L’éleveuse de vaches laitières, Caroline Delepierre-Piat, installée à Roncq, dans le Nord, aurait aimé reprendre plus tôt la ferme de ses parents. Mais sur les conseils de sa mère, elle a d’abord exercé « un métier à elle, au cas où ça n’irait pas ». « Je suis donc devenue aide-soignante. » Puis l’agriculture l’a rattrapée : de 2008 à 2015, Caroline a pratiqué ses deux métiers dans le même temps. « En 2009 et 2017, lors des crises du lait, je suis retournée à temps plein en maison d’accueil spécialisée handicap physique et mental. » À 39 ans, elle est enfin éleveuse à part entière. Son mari l’a même rejointe l’année dernière. Elle a revu l’organisation parentale en supprimant l’élevage de chevaux de concours, en créant­ un atelier de transformation et en ouvrant la ferme aux enfants « pour des journées pédagogiques ».

Guillaume Fourdinier, le cofondateur d’Agricool, a davantage forcé le trait de l’innovation en lançant, en 2015, un autre modèle de ferme que celui de ses parents, céréaliers et producteurs de pommes de terre dans le Pas-de-Calais. Avec son acolyte, Gonzague Gru, également fils d’agriculteur, l’ex-étudiant en école de commerce fait pousser des fraises, salades et herbes aromatiques dans des containers « pour mieux manger en ville. J’ai la fibre de l’agriculture mais je l’ai exprimée autrement ». Cet aîné d’une famille de quatre enfants voulait « construire son futur plutôt que le subir » et répondre, à sa façon, à un besoin des consommateurs, « ce qui cadre assez bien avec l’essence même de l’agriculture ». Son petit frère devrait reprendre la ferme des parents. Guil­laume Fourdinier souligne l’importance d’évoquer la transmission avec tous les enfants, comme cela s’est produit chez lui. « En parler au sein de la famille et faire intervenir quelqu’un d’extérieur aident à libérer la parole et les opinions pour éviter tout conflit. »

S’entendre entre enfants

« Entamer le dialogue tôt » paraît aussi essentiel à Julie Meurisse, « à condition de ne pas fermer la discussion, prévient-elle. En tant que parents, il faut écouter les envies et craintes de chacun mais aussi faire comprendre qu’à un moment il faut prendre une décision. À 18 ans, si mes parents m’avaient demandé de reprendre la ferme, j’aurais dit “non”. Je suis pourtant devenue agricultrice. Il faut régulièrement discuter de la transmission au sein des familles ».
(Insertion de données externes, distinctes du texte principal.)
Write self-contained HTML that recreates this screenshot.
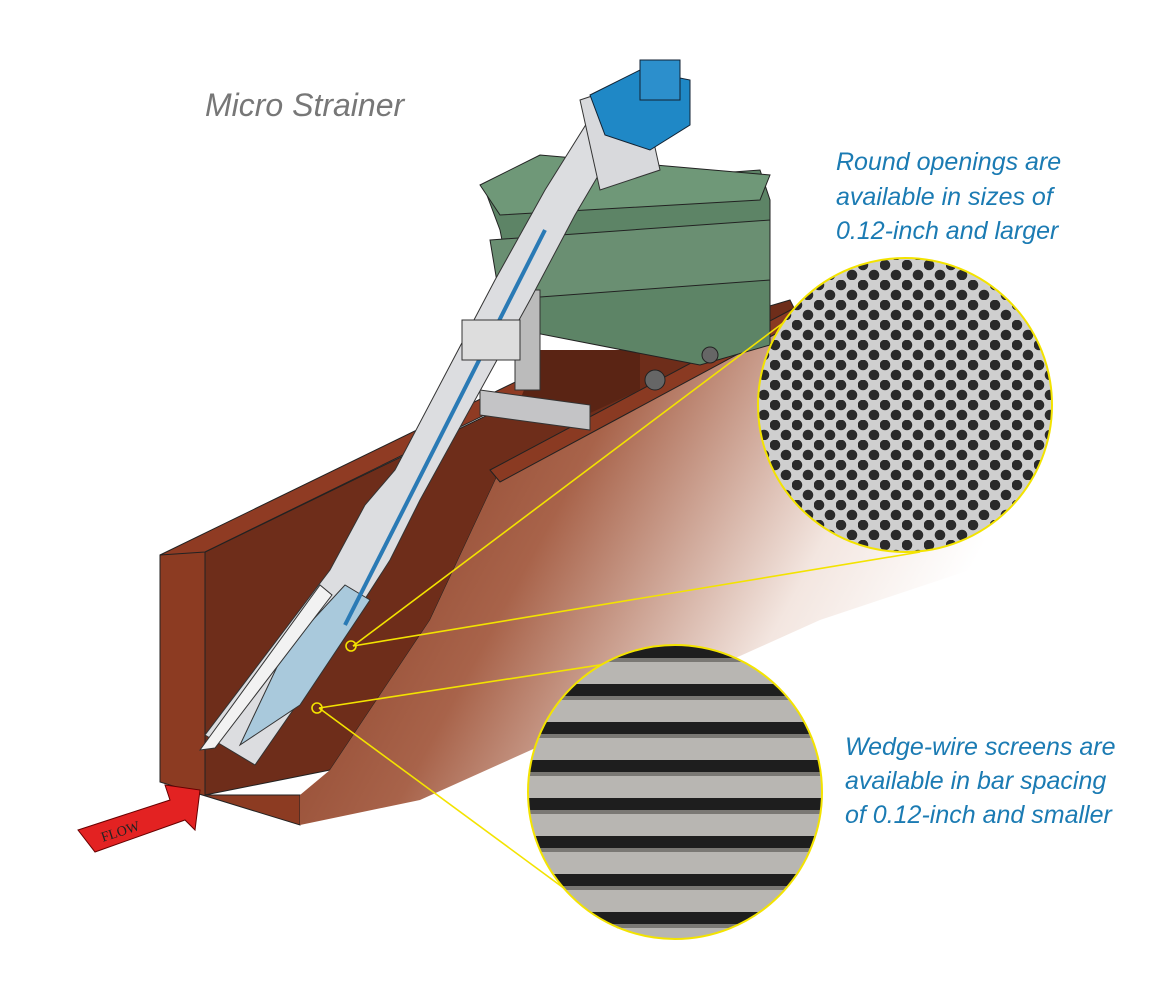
<!DOCTYPE html>
<html><head><meta charset="utf-8"><style>
html,body{margin:0;padding:0;background:#fff;}
svg{display:block}
</style></head><body>
<svg width="1170" height="988" viewBox="0 0 1170 988" xmlns="http://www.w3.org/2000/svg">
<defs>
<linearGradient id="wall" x1="0" y1="0" x2="1" y2="0.4">
<stop offset="0" stop-color="#7e3018"/><stop offset="0.45" stop-color="#a8634a"/><stop offset="0.8" stop-color="#f3e6e0"/><stop offset="1" stop-color="#fff"/>
</linearGradient>
<pattern id="holes" width="22" height="20" patternUnits="userSpaceOnUse">
<rect width="22" height="20" fill="#cfcfcf"/>
<circle cx="5" cy="5" r="5.3" fill="#2a2a2a"/>
<circle cx="16" cy="15" r="5.3" fill="#2a2a2a"/>
</pattern>
<pattern id="bars" width="60" height="38" patternUnits="userSpaceOnUse">
<rect width="60" height="38" fill="#b8b6b2"/>
<rect y="0" width="60" height="12" fill="#1e1e1e"/>
<rect y="12" width="60" height="4" fill="#7a7874"/>
</pattern>
<clipPath id="c1"><circle cx="905" cy="405" r="147"/></clipPath>
<clipPath id="c2"><circle cx="675" cy="792" r="147"/></clipPath>
</defs>

<!-- channel -->
<polygon points="205,552 560,380 620,350 790,300 800,320 500,470 430,620 330,770 205,795" fill="#6e2d1a" stroke="#222" stroke-width="1"/>
<polygon points="160,555 205,540 205,795 300,795 300,825 160,782" fill="#8c3b22" stroke="#222"/>
<polygon points="160,555 540,370 560,378 205,552" fill="#8f3b23" stroke="#222"/>
<polygon points="300,795 330,770 430,620 500,470 800,310 820,330 1000,560 820,620 420,800 300,825" fill="url(#wall)"/>
<polygon points="490,470 800,305 805,318 500,482" fill="#8a3a22" stroke="#222"/>
<polygon points="540,350 640,350 640,390 575,420 520,400" fill="#5a2414"/>

<!-- dumpster -->
<polygon points="485,190 760,170 770,200 770,345 700,365 520,330 500,230" fill="#5d8466" stroke="#222"/>
<polygon points="480,185 540,155 770,175 760,200 500,215" fill="#6f9878" stroke="#222"/>
<polygon points="490,240 770,220 770,280 500,300" fill="#6a8f72" stroke="#222"/>
<rect x="515" y="290" width="25" height="100" fill="#bbb" stroke="#333"/>
<polygon points="480,390 590,405 590,430 480,415" fill="#c4c4c6" stroke="#333"/>
<circle cx="655" cy="380" r="10" fill="#666" stroke="#222"/><circle cx="710" cy="355" r="8" fill="#666" stroke="#222"/>

<!-- machine tube -->
<polygon points="205,735 255,765 300,700 390,560 420,500 530,300 575,215 625,130 595,110 545,190 495,280 395,470 365,505 330,570" fill="#dcdde0" stroke="#333"/>
<polygon points="240,745 300,705 370,600 345,585 285,650" fill="#a9c9dc" stroke="#333"/>
<polygon points="200,750 320,585 332,595 215,748" fill="#f2f2f2" stroke="#333"/>
<line x1="545" y1="230" x2="345" y2="625" stroke="#2a7ab5" stroke-width="4"/>
<rect x="462" y="320" width="58" height="40" fill="#ddd" stroke="#333"/>
<polygon points="580,100 640,80 660,170 600,190" fill="#d8d9dc" stroke="#333"/>
<polygon points="590,95 640,70 690,80 690,125 650,150 605,135" fill="#1f88c6" stroke="#123"/>
<rect x="640" y="60" width="40" height="40" fill="#2c8fcc" stroke="#123"/>

<!-- flow arrow -->
<polygon points="78,830 170,800 165,785 200,790 195,830 185,820 95,852" fill="#e32222" stroke="#600"/>
<text x="100" y="836" transform="rotate(-18 120 830)" font-family="Liberation Serif, serif" font-size="14" fill="#222">FLOW</text>

<!-- callout lines -->
<g stroke="#f3e300" stroke-width="1.6" fill="none">
<line x1="353" y1="646" x2="787" y2="320"/>
<line x1="353" y1="646" x2="920" y2="552"/>
<line x1="319" y1="708" x2="645" y2="658"/>
<line x1="319" y1="708" x2="618" y2="928"/>
<circle cx="351" cy="646" r="5"/>
<circle cx="317" cy="708" r="5"/>
</g>

<!-- zoom circles -->
<g clip-path="url(#c1)"><rect x="750" y="250" width="310" height="310" fill="url(#holes)"/></g>
<circle cx="905" cy="405" r="147" fill="none" stroke="#f3e300" stroke-width="2"/>
<g clip-path="url(#c2)"><rect x="520" y="638" width="310" height="310" fill="url(#bars)"/></g>
<circle cx="675" cy="792" r="147" fill="none" stroke="#f3e300" stroke-width="2"/>

<!-- text -->
<text x="205" y="116" font-family="Liberation Sans, sans-serif" font-style="italic" font-size="32" fill="#777">Micro Strainer</text>
<g font-family="Liberation Sans, sans-serif" font-style="italic" font-size="25" fill="#1b7bb3">
<text x="836" y="170">Round openings are</text>
<text x="836" y="205">available in sizes of</text>
<text x="836" y="239">0.12-inch and larger</text>
<text x="845" y="755">Wedge-wire screens are</text>
<text x="845" y="789">available in bar spacing</text>
<text x="845" y="823">of 0.12-inch and smaller</text>
</g>
</svg>
</body></html>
Originaire de Normandie, Julie Meurisse s’est installée dans les Landes, en 2019, avec son mari sur la ferme familiale de celui-ci. « Auparavant, j’ai travaillé durant douze ans dans l’agroalimentaire. J’ai eu l’occasion de réaliser des négociations avec des acheteurs de la distribution. Quand j’ai vu comment ça se passait, je me suis dit qu’on ne pouvait pas laisser les agriculteurs dans cette situation. J’ai pensé aussi que je n’étais pas du bon côté de la barrière. » En revanche, « l’agriculture n’a jamais cessé de trotter dans ma tête, se souvient-elle. Mais je ne m’imaginais pas m’installer seule ».

Elle saute le pas avec son mari. Son frère cadet est alors déjà installé depuis 2011 sur la ferme de ses parents. « La question de la reprise de l’exploitation au sein de ma famille ne s’est pas posée puisqu’avec mon mari nous avions une autre possibilité. » Ses parents l’ont laissé libre de choisir, tout comme ses beaux-parents ont anticipé, puis les ont accompagnés elle et son mari. « Pour nous, tout s’est bien passé. Mais des enfants d’agriculteurs, trentenaires, sont lassés de leur vie de salarié et se disent qu’ils vont revenir à la ferme. Sauf que le frère ou la sœur y est déjà. C’est là que les ennuis peuvent commencer car des choix ont été faits. S’il est possible­ d’anticipe­r, il faut le faire. »

À l’heure où le nombre de départs à la retraite inquiète, il apparaît ainsi plus qu’opportun d’entamer le dialogue auprès de tous les enfants, même ceux qui, jusqu’ici, n’avaient pas pensé devenir agriculteur, ou osé en parler.